The white-tailed swallow also experiences habitat loss due to humans. Human factors contributing to habitat loss include an increase in human population, overgrazing, and increased cultivation in the area. With an increase of human population in southern Ethiopia comes the expansion of traditional huts into the habitat of the white-tailed swallow which takes away from their natural habitat and modifies it. As mentioned before, overgrazing is a threat to habitat loss of the white-tailed swallow because it can result in woody plant encroachment. Furthermore, an increase in cultivation can lead to habitat degradation by turning fields and forests into farmland.

==== Climate change ====
Due to its extremely unusual and specific temperature requirements for breeding, the white-tailed sparrow (along with the sympatric Stresemann's bushcrow, Zavattariornis stresemanni) is considered one of the most threatened birds by climate change; it could lose up to 68% of its range in even the best-case climate scenarios, and as high as 84% in the worst-case scenarios. Occupied range can often overestimate the number of individuals occupying the range, so the estimated population reduction may be even more than the percentage of habitat loss. Both species may be the only examples of warm-blooded animals whose range is fully driven by the climate. The birds and their projected decline may be used as indicator species for climate change, allowing them to test the reliability of habitat models for other threatened animals. Both may also serve as flagship species for the impacts of climate change on avian diversity in Africa.

=== Conservation ===
The Yabelo wildlife sanctuary, located in southern Ethiopia, is a protected area in which the white-tailed swallow can be found. This area is sheltered against destruction of the ecosystem; however, there is previously noted fire suppression in the area which contributes to bush encroachment.

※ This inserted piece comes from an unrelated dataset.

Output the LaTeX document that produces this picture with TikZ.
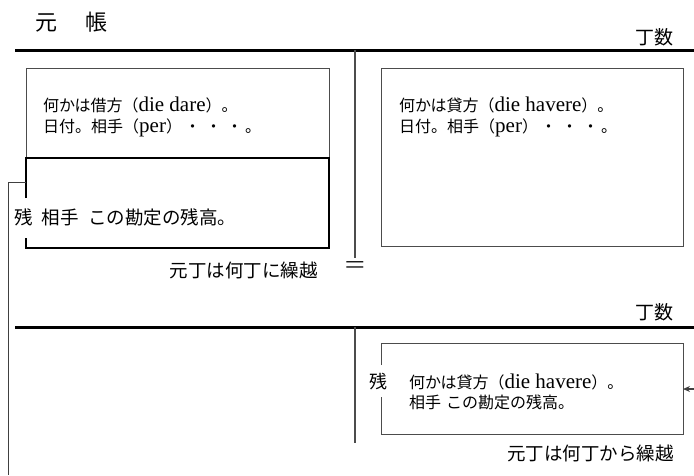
\documentclass[tikz,border=0pt]{standalone}
\usepackage{fontspec}
\setmainfont{Liberation Serif}
\newfontfamily\jp{Noto Sans CJK JP}
\usetikzlibrary{arrows.meta}
\newcommand{\lat}[1]{{\rmfamily\fontsize{21}{20}\selectfont #1}}
\newcommand{\dt}{\makebox[21pt]{・}}
\tikzset{
  rule/.style={line width=3pt,black},
  divider/.style={line width=1.3pt,black!70},
  thinbox/.style={line width=1pt,black!70},
  thickbox/.style={line width=2.5pt,black},
  link/.style={line width=1pt,black!75},
  boxtext/.style={font=\jp\fontsize{16}{20.5}\selectfont,align=left,inner sep=0pt},
  lbl/.style={font=\jp\fontsize{18.5}{20}\selectfont,inner sep=0pt},
}
\begin{document}
\begin{tikzpicture}[x=1pt,y=-1pt]
\useasboundingbox (0,0) rectangle (694,475);
% title and rules
\node[inner sep=0pt,anchor=west,font=\jp\fontsize{22}{24}\selectfont] (title) at (35,22) {元\hspace{28pt}帳};
\coordinate (r1a) at (15,50); \coordinate (r1b) at (694,50);
\draw[rule] (r1a) -- (r1b);
\node[lbl,anchor=east,font=\jp\fontsize{19}{20}\selectfont] (cho1) at (674,37) {丁数};
\coordinate (d1a) at (355,50); \coordinate (d1b) at (355,258);
\draw[divider] (d1a) -- (d1b);
% upper left boxes
\coordinate (ul1) at (26,68); \coordinate (ul2) at (329,158);
\draw[thinbox] (26,158) -- (ul1) -- (329,68) -- (ul2);
\node[boxtext,anchor=west] (dtext) at (43,117) {何かは借方（\lat{die dare}）。\\日付。相手（\lat{per}）\dt\dt\dt 。};
\draw[thickbox] (26,198) -- (26,158) -- (329,158) -- (329,248) -- (26,248) -- (26,238);
\node[inner sep=0pt,anchor=west,font=\jp\fontsize{18.5}{18}\selectfont] (zan1) at (14,217) {残\hspace{0.5em}相手\hspace{0.5em}この勘定の残高。};
\node[lbl,anchor=east] (kuri1) at (318,270) {元丁は何丁に繰越};
\node[inner sep=0pt,xscale=1.4,font=\rmfamily\fontsize{26}{26}\selectfont] (eq) at (355,268) {=};
% upper right box
\draw[thinbox] (381,68) rectangle (683,246);
\node[boxtext,anchor=west] (htext) at (399,117) {何かは貸方（\lat{die havere}）。\\日付。相手（\lat{per}）\dt\dt\dt 。};
% second ledger
\coordinate (r2a) at (15,327); \coordinate (r2b) at (694,327);
\draw[rule] (r2a) -- (r2b);
\node[lbl,anchor=east,font=\jp\fontsize{19}{20}\selectfont] (cho2) at (674,312) {丁数};
\coordinate (d2a) at (355,327); \coordinate (d2b) at (355,443);
\draw[divider] (d2a) -- (d2b);
% lower right box
\coordinate (lrr) at (683,389);
\draw[thinbox] (381,365) -- (381,343) -- (683,343) -- (683,434) -- (381,434) -- (381,397);
\node[inner sep=0pt,font=\jp\fontsize{18}{18}\selectfont] (zan2) at (378,382) {残};
\node[boxtext,anchor=west] (ltext) at (409,392) {何かは貸方（\lat{die havere}）。\\相手\hspace{0.3em}この勘定の残高。};
\node[lbl,anchor=east] (kuri2) at (674,453) {元丁は何丁から繰越};
% connectors
\coordinate (c0) at (26,182);
\coordinate (c1) at (8,182);
\coordinate (c2) at (8,475);
\draw[link] (c0) -- (c1) -- (c2);
\coordinate (a0) at (694,389);
\draw[link,line width=1.2pt,-{Stealth[length=7pt,width=6pt]}] (a0) -- (lrr);
\end{tikzpicture}
\end{document}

Additionally, traditional huts in the Yabelo-Mega region influence the prevalence of the white-tailed swallow and their ability to build nests. Since the white-tailed swallow commonly builds nests in and on the local huts, they are essential to conserving the species and providing suitable nesting locations.

== Behaviour and ecology ==

=== Nesting ===
The white-tailed swallow tends to builds its nests in traditional Borana huts and termite mounds. Village huts provide protection against weather. The small bird tends to build nests on the huts' roof beams and door frames where there is support for the nest. The white-tailed swallow does not seem affected by the presence of humans and will build their nests inside occupied huts. White-tailed swallow nests have also been spotted in termite mounds, although it is not as common. Termite mounds are harder to detect and difficult to determine whether nests have been built inside.

The physical nest of the white-tailed swallow resembles a small bowl or cup. They are typically constructed of mud, grass, and animal hair. The nests are observed to be around 60-160mm deep.

=== Reproduction and breeding habits ===
There are two breeding seasons for the white-tailed swallow. The first is from April to June and the following is from October to November. Both breeding terms occur during the rain seasons in southern Ethiopia. The white-tailed swallow typically lays 3-4 white eggs for each breeding season. The incubation phase is claimed to last between 2–3 weeks.